DATA:
•••••
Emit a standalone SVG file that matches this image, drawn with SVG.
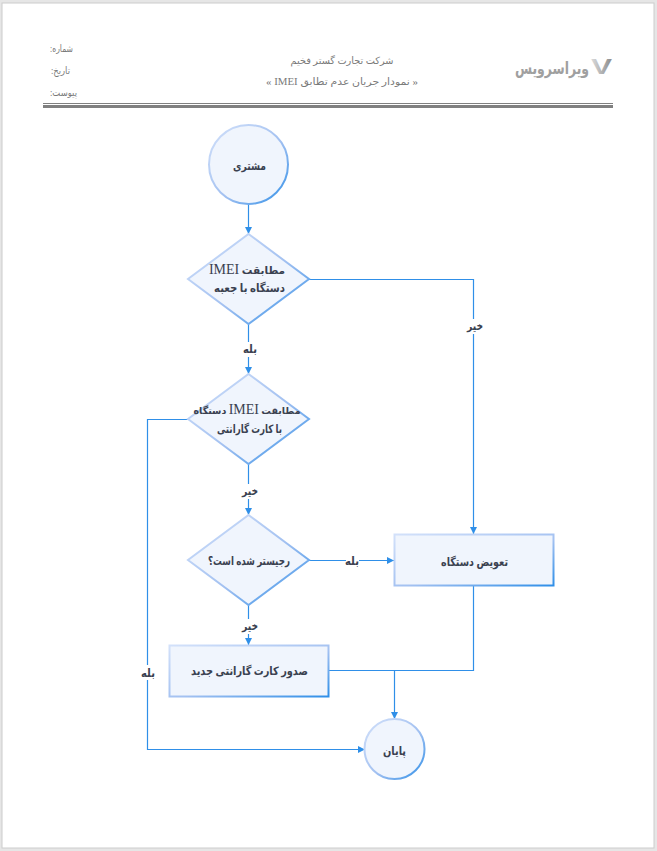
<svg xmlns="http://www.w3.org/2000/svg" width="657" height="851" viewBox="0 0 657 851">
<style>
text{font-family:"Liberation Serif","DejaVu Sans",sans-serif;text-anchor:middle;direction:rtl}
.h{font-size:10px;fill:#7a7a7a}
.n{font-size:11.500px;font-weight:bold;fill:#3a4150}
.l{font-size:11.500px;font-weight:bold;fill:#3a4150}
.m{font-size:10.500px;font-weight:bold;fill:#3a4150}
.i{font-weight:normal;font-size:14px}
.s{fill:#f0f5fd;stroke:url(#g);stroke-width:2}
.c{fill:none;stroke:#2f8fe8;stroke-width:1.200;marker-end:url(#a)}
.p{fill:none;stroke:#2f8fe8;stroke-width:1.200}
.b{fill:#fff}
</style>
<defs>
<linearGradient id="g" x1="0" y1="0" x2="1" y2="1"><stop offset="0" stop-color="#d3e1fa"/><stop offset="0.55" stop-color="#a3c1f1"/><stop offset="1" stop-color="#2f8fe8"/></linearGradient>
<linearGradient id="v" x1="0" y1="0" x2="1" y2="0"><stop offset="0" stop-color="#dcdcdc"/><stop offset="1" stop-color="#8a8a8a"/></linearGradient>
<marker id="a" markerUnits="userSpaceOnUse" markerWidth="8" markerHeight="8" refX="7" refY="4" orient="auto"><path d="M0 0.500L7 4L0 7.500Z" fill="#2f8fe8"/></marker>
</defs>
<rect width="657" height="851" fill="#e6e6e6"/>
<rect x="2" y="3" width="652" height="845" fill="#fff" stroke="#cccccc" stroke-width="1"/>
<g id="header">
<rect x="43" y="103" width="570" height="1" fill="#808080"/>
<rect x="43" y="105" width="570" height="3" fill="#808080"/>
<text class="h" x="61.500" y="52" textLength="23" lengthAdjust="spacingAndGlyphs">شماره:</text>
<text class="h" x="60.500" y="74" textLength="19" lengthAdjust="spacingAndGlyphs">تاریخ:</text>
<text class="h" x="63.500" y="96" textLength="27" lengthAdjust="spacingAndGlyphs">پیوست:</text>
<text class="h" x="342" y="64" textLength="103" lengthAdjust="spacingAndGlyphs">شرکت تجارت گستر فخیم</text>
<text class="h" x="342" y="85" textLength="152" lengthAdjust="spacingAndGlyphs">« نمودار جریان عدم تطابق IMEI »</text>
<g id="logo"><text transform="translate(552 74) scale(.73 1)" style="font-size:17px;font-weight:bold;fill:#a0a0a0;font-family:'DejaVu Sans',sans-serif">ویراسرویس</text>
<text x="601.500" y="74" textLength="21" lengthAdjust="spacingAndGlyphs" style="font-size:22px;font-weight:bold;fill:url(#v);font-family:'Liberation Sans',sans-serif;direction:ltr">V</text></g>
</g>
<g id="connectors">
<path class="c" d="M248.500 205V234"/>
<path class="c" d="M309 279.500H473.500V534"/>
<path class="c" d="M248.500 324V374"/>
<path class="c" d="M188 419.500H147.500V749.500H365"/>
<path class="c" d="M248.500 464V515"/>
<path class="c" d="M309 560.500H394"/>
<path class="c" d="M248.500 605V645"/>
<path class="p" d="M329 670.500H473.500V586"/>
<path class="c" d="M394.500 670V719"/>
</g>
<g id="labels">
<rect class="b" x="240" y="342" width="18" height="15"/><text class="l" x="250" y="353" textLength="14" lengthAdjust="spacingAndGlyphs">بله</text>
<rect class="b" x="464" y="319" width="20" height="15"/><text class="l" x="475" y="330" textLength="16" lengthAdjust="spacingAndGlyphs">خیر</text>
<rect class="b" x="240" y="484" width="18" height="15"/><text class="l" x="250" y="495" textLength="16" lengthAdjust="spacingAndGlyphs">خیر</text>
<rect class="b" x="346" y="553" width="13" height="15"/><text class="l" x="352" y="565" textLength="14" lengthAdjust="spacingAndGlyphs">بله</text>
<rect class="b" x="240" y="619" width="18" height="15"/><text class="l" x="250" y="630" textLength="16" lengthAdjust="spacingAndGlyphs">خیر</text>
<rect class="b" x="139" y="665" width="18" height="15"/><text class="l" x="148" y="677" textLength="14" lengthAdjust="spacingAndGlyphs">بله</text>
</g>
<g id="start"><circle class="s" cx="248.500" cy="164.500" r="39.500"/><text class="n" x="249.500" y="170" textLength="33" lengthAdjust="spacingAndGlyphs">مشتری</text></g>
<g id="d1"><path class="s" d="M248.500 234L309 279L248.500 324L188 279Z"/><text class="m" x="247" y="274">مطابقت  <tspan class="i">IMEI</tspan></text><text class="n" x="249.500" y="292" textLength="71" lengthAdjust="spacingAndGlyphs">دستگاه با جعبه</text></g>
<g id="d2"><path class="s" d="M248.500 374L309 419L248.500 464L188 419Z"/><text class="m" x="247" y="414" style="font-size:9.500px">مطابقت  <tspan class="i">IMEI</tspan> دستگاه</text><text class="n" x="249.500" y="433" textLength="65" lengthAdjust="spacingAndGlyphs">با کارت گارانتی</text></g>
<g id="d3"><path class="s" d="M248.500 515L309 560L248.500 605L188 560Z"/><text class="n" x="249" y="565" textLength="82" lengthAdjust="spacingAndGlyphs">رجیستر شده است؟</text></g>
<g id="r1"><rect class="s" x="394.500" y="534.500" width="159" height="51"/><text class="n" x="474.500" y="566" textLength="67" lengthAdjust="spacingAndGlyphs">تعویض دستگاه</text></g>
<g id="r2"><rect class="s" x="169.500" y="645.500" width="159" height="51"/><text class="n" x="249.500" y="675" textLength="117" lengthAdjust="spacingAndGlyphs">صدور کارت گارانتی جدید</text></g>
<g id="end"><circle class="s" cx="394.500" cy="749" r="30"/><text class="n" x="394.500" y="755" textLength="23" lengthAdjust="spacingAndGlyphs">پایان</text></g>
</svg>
•••••
TASK TO COMPLETE: Set the pictures aside and transcribe the data above exactly.

RESPONSE:
Emit a standalone SVG file that matches this image, drawn with SVG.
<svg xmlns="http://www.w3.org/2000/svg" width="657" height="851" viewBox="0 0 657 851">
<style>
text{font-family:"Liberation Serif","DejaVu Sans",sans-serif;text-anchor:middle;direction:rtl}
.h{font-size:10px;fill:#7a7a7a}
.n{font-size:11.500px;font-weight:bold;fill:#3a4150}
.l{font-size:11.500px;font-weight:bold;fill:#3a4150}
.m{font-size:10.500px;font-weight:bold;fill:#3a4150}
.i{font-weight:normal;font-size:14px}
.s{fill:#f0f5fd;stroke:url(#g);stroke-width:2}
.c{fill:none;stroke:#2f8fe8;stroke-width:1.200;marker-end:url(#a)}
.p{fill:none;stroke:#2f8fe8;stroke-width:1.200}
.b{fill:#fff}
</style>
<defs>
<linearGradient id="g" x1="0" y1="0" x2="1" y2="1"><stop offset="0" stop-color="#d3e1fa"/><stop offset="0.55" stop-color="#a3c1f1"/><stop offset="1" stop-color="#2f8fe8"/></linearGradient>
<linearGradient id="v" x1="0" y1="0" x2="1" y2="0"><stop offset="0" stop-color="#dcdcdc"/><stop offset="1" stop-color="#8a8a8a"/></linearGradient>
<marker id="a" markerUnits="userSpaceOnUse" markerWidth="8" markerHeight="8" refX="7" refY="4" orient="auto"><path d="M0 0.500L7 4L0 7.500Z" fill="#2f8fe8"/></marker>
</defs>
<rect width="657" height="851" fill="#e6e6e6"/>
<rect x="2" y="3" width="652" height="845" fill="#fff" stroke="#cccccc" stroke-width="1"/>
<g id="header">
<rect x="43" y="103" width="570" height="1" fill="#808080"/>
<rect x="43" y="105" width="570" height="3" fill="#808080"/>
<text class="h" x="61.500" y="52" textLength="23" lengthAdjust="spacingAndGlyphs">شماره:</text>
<text class="h" x="60.500" y="74" textLength="19" lengthAdjust="spacingAndGlyphs">تاریخ:</text>
<text class="h" x="63.500" y="96" textLength="27" lengthAdjust="spacingAndGlyphs">پیوست:</text>
<text class="h" x="342" y="64" textLength="103" lengthAdjust="spacingAndGlyphs">شرکت تجارت گستر فخیم</text>
<text class="h" x="342" y="85" textLength="152" lengthAdjust="spacingAndGlyphs">« نمودار جریان عدم تطابق IMEI »</text>
<g id="logo"><text transform="translate(552 74) scale(.73 1)" style="font-size:17px;font-weight:bold;fill:#a0a0a0;font-family:'DejaVu Sans',sans-serif">ویراسرویس</text>
<text x="601.500" y="74" textLength="21" lengthAdjust="spacingAndGlyphs" style="font-size:22px;font-weight:bold;fill:url(#v);font-family:'Liberation Sans',sans-serif;direction:ltr">V</text></g>
</g>
<g id="connectors">
<path class="c" d="M248.500 205V234"/>
<path class="c" d="M309 279.500H473.500V534"/>
<path class="c" d="M248.500 324V374"/>
<path class="c" d="M188 419.500H147.500V749.500H365"/>
<path class="c" d="M248.500 464V515"/>
<path class="c" d="M309 560.500H394"/>
<path class="c" d="M248.500 605V645"/>
<path class="p" d="M329 670.500H473.500V586"/>
<path class="c" d="M394.500 670V719"/>
</g>
<g id="labels">
<rect class="b" x="240" y="342" width="18" height="15"/><text class="l" x="250" y="353" textLength="14" lengthAdjust="spacingAndGlyphs">بله</text>
<rect class="b" x="464" y="319" width="20" height="15"/><text class="l" x="475" y="330" textLength="16" lengthAdjust="spacingAndGlyphs">خیر</text>
<rect class="b" x="240" y="484" width="18" height="15"/><text class="l" x="250" y="495" textLength="16" lengthAdjust="spacingAndGlyphs">خیر</text>
<rect class="b" x="346" y="553" width="13" height="15"/><text class="l" x="352" y="565" textLength="14" lengthAdjust="spacingAndGlyphs">بله</text>
<rect class="b" x="240" y="619" width="18" height="15"/><text class="l" x="250" y="630" textLength="16" lengthAdjust="spacingAndGlyphs">خیر</text>
<rect class="b" x="139" y="665" width="18" height="15"/><text class="l" x="148" y="677" textLength="14" lengthAdjust="spacingAndGlyphs">بله</text>
</g>
<g id="start"><circle class="s" cx="248.500" cy="164.500" r="39.500"/><text class="n" x="249.500" y="170" textLength="33" lengthAdjust="spacingAndGlyphs">مشتری</text></g>
<g id="d1"><path class="s" d="M248.500 234L309 279L248.500 324L188 279Z"/><text class="m" x="247" y="274">مطابقت  <tspan class="i">IMEI</tspan></text><text class="n" x="249.500" y="292" textLength="71" lengthAdjust="spacingAndGlyphs">دستگاه با جعبه</text></g>
<g id="d2"><path class="s" d="M248.500 374L309 419L248.500 464L188 419Z"/><text class="m" x="247" y="414" style="font-size:9.500px">مطابقت  <tspan class="i">IMEI</tspan> دستگاه</text><text class="n" x="249.500" y="433" textLength="65" lengthAdjust="spacingAndGlyphs">با کارت گارانتی</text></g>
<g id="d3"><path class="s" d="M248.500 515L309 560L248.500 605L188 560Z"/><text class="n" x="249" y="565" textLength="82" lengthAdjust="spacingAndGlyphs">رجیستر شده است؟</text></g>
<g id="r1"><rect class="s" x="394.500" y="534.500" width="159" height="51"/><text class="n" x="474.500" y="566" textLength="67" lengthAdjust="spacingAndGlyphs">تعویض دستگاه</text></g>
<g id="r2"><rect class="s" x="169.500" y="645.500" width="159" height="51"/><text class="n" x="249.500" y="675" textLength="117" lengthAdjust="spacingAndGlyphs">صدور کارت گارانتی جدید</text></g>
<g id="end"><circle class="s" cx="394.500" cy="749" r="30"/><text class="n" x="394.500" y="755" textLength="23" lengthAdjust="spacingAndGlyphs">پایان</text></g>
</svg>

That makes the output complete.